- **Your objective**: From the first line of the data down to and including the line with "emp_x = [qpos(q) for q in emp_quarters]", copy everything exactly, leaving out pictures.

- **Information shown**:
#####

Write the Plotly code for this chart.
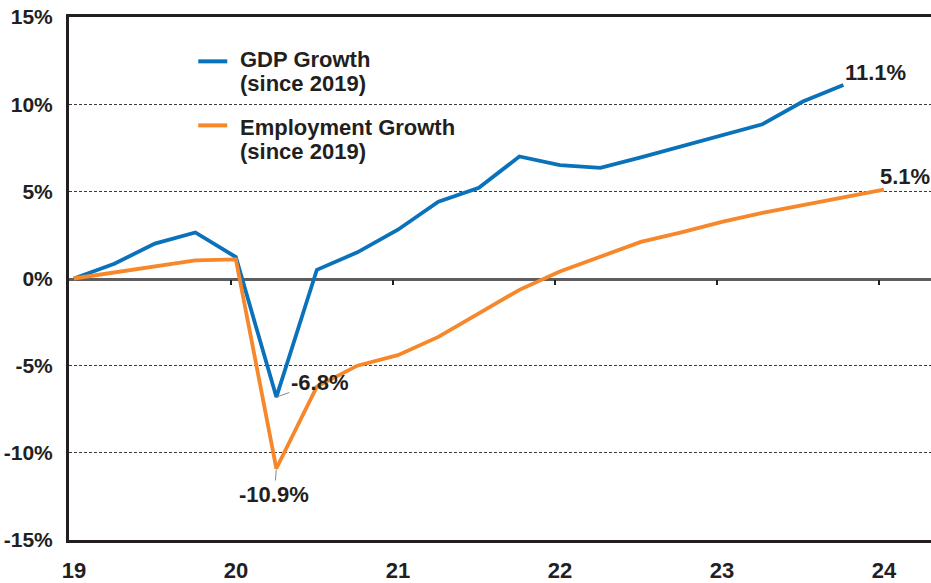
import plotly.graph_objects as go

# ---- data ----
gdp_quarters = ["2019Q1", "2019Q2", "2019Q3", "2019Q4", "2020Q1", "2020Q2", "2020Q3", "2020Q4",
                "2021Q1", "2021Q2", "2021Q3", "2021Q4", "2022Q1", "2022Q2", "2022Q3", "2022Q4",
                "2023Q1", "2023Q2", "2023Q3", "2023Q4"]
gdp_growth = [0.0, 0.85, 2.0, 2.64, 1.23, -6.8, 0.5, 1.5, 2.8, 4.4, 5.2, 7.0, 6.5, 6.35,
              6.95, 7.6, 8.2, 8.85, 10.15, 11.1]

emp_quarters = gdp_quarters + ["2024Q1"]
emp_growth = [0.0, 0.35, 0.7, 1.04, 1.1, -10.9, -6.2, -5.0, -4.4, -3.35, -2.0, -0.65, 0.4,
              1.25, 2.1, 2.65, 3.25, 3.77, 4.22, 4.62, 5.1]

x_tick_vals = [19, 20, 21, 22, 23, 24]
x_tick_text = ["19", "20", "21", "22", "23", "24"]
y_tick_vals = [-15, -10, -5, 0, 5, 10, 15]
y_tick_text = ["-15%", "-10%", "-5%", "0%", "5%", "10%", "15%"]

BLUE = "#0a72ba"
ORANGE = "#f6872a"
TEXT = "#231f20"
FONT = "Liberation Sans"


def qpos(label):
    yy = int(label[2:4])
    q = int(label[-1])
    return yy + (q - 1) / 4 + 0.03


def b(t):
    return f"<b>{t}</b>"


gdp_x = [qpos(q) for q in gdp_quarters]
emp_x = [qpos(q) for q in emp_quarters]

fig = go.Figure()
fig.add_trace(go.Scatter(x=gdp_x, y=gdp_growth, mode="lines", name="GDP Growth (since 2019)",
                         line=dict(color=BLUE, width=3.8), showlegend=False))
fig.add_trace(go.Scatter(x=emp_x, y=emp_growth, mode="lines", name="Employment Growth (since 2019)",
                         line=dict(color=ORANGE, width=3.8), showlegend=False))

x_range = [19, 19 + (931 - 68.7) / 162.06]

fig.update_layout(
    width=931, height=583,
    margin=dict(l=69, r=0, t=17, b=35),
    plot_bgcolor="white", paper_bgcolor="white",
    font=dict(family=FONT, color=TEXT),
    xaxis=dict(range=x_range, tickmode="array", tickvals=x_tick_vals,
               ticktext=[b(t) for t in x_tick_text],
               showgrid=False, zeroline=False, showline=True, linecolor=TEXT, linewidth=3,
               mirror=True, ticks="", ticklabelstandoff=9, ticklabelshift=5,
               tickfont=dict(size=22, family=FONT, color=TEXT)),
    xaxis2=dict(range=x_range, overlaying="x", anchor="free", position=0.5,
                tickmode="array", tickvals=x_tick_vals[1:], showticklabels=False,
                ticks="outside", ticklen=5, tickwidth=2, tickcolor=TEXT, showline=True,
                linecolor="#5d5d5f", linewidth=2.5, showgrid=False, zeroline=False,
                layer="below traces"),
    yaxis=dict(range=[-15, 15], tickmode="array", tickvals=y_tick_vals,
               ticktext=[b(t) for t in y_tick_text],
               showgrid=True, gridcolor="#3a3a3a", gridwidth=1, griddash="3px,2px",
               zeroline=False, showline=True, linecolor=TEXT, linewidth=3, ticks="",
               ticklabelstandoff=9,
               tickfont=dict(size=21, family=FONT, color=TEXT)),
)

# dummy trace so xaxis2 is rendered
fig.add_trace(go.Scatter(x=[x_tick_vals[1]], y=[None], xaxis="x2", showlegend=False,
                         hoverinfo="skip"))

lab_font = dict(size=22, family=FONT, color=TEXT)

# end labels
fig.add_annotation(x=gdp_x[-1], y=gdp_growth[-1], text=b(f"{gdp_growth[-1]:.1f}%"),
                   showarrow=False, xanchor="left", yanchor="middle", xshift=0, yshift=12,
                   font=lab_font)
fig.add_annotation(x=emp_x[-1], y=emp_growth[-1], text=b(f"{emp_growth[-1]:.1f}%"),
                   showarrow=False, xanchor="left", yanchor="middle", xshift=-6, yshift=13,
                   font=lab_font)
# trough labels with leader lines
fig.add_annotation(x=gdp_x[5], y=gdp_growth[5], text=b(f"{gdp_growth[5]:.1f}%"),
                   showarrow=True, arrowhead=0, arrowwidth=1, arrowcolor="#8a8a8a",
                   ax=43, ay=-15, font=lab_font, standoff=1)
fig.add_annotation(x=emp_x[5], y=emp_growth[5], text=b(f"{emp_growth[5]:.1f}%"),
                   showarrow=True, arrowhead=0, arrowwidth=1, arrowcolor="#8a8a8a",
                   ax=-2, ay=26, font=lab_font, standoff=1)

# custom legend
def px_x(px):
    return (px - 68.7) / 862.3


def px_y(py):
    return (547.5 - py) / 530.8


legend_items = [
    (BLUE, 61.7, ["GDP Growth", "(since 2019)"], [59.5, 84.5]),
    (ORANGE, 126.7, ["Employment Growth", "(since 2019)"], [129, 153.5]),
]
leg_font = dict(size=22, family=FONT, color=TEXT)
for color, ly, lines, ys in legend_items:
    fig.add_shape(type="line", xref="paper", yref="paper", x0=px_x(198), x1=px_x(227),
                  y0=px_y(ly), y1=px_y(ly), line=dict(color=color, width=4))
    for t, yy in zip(lines, ys):
        fig.add_annotation(xref="paper", yref="paper", x=px_x(238), y=px_y(yy), text=b(t),
                           showarrow=False, xanchor="left", yanchor="middle", font=leg_font)

fig.write_html("out.html")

#####

- **Full answer**:
Write the Plotly code for this chart.
import plotly.graph_objects as go

# ---- data ----
gdp_quarters = ["2019Q1", "2019Q2", "2019Q3", "2019Q4", "2020Q1", "2020Q2", "2020Q3", "2020Q4",
                "2021Q1", "2021Q2", "2021Q3", "2021Q4", "2022Q1", "2022Q2", "2022Q3", "2022Q4",
                "2023Q1", "2023Q2", "2023Q3", "2023Q4"]
gdp_growth = [0.0, 0.85, 2.0, 2.64, 1.23, -6.8, 0.5, 1.5, 2.8, 4.4, 5.2, 7.0, 6.5, 6.35,
              6.95, 7.6, 8.2, 8.85, 10.15, 11.1]

emp_quarters = gdp_quarters + ["2024Q1"]
emp_growth = [0.0, 0.35, 0.7, 1.04, 1.1, -10.9, -6.2, -5.0, -4.4, -3.35, -2.0, -0.65, 0.4,
              1.25, 2.1, 2.65, 3.25, 3.77, 4.22, 4.62, 5.1]

x_tick_vals = [19, 20, 21, 22, 23, 24]
x_tick_text = ["19", "20", "21", "22", "23", "24"]
y_tick_vals = [-15, -10, -5, 0, 5, 10, 15]
y_tick_text = ["-15%", "-10%", "-5%", "0%", "5%", "10%", "15%"]

BLUE = "#0a72ba"
ORANGE = "#f6872a"
TEXT = "#231f20"
FONT = "Liberation Sans"


def qpos(label):
    yy = int(label[2:4])
    q = int(label[-1])
    return yy + (q - 1) / 4 + 0.03


def b(t):
    return f"<b>{t}</b>"


gdp_x = [qpos(q) for q in gdp_quarters]
emp_x = [qpos(q) for q in emp_quarters]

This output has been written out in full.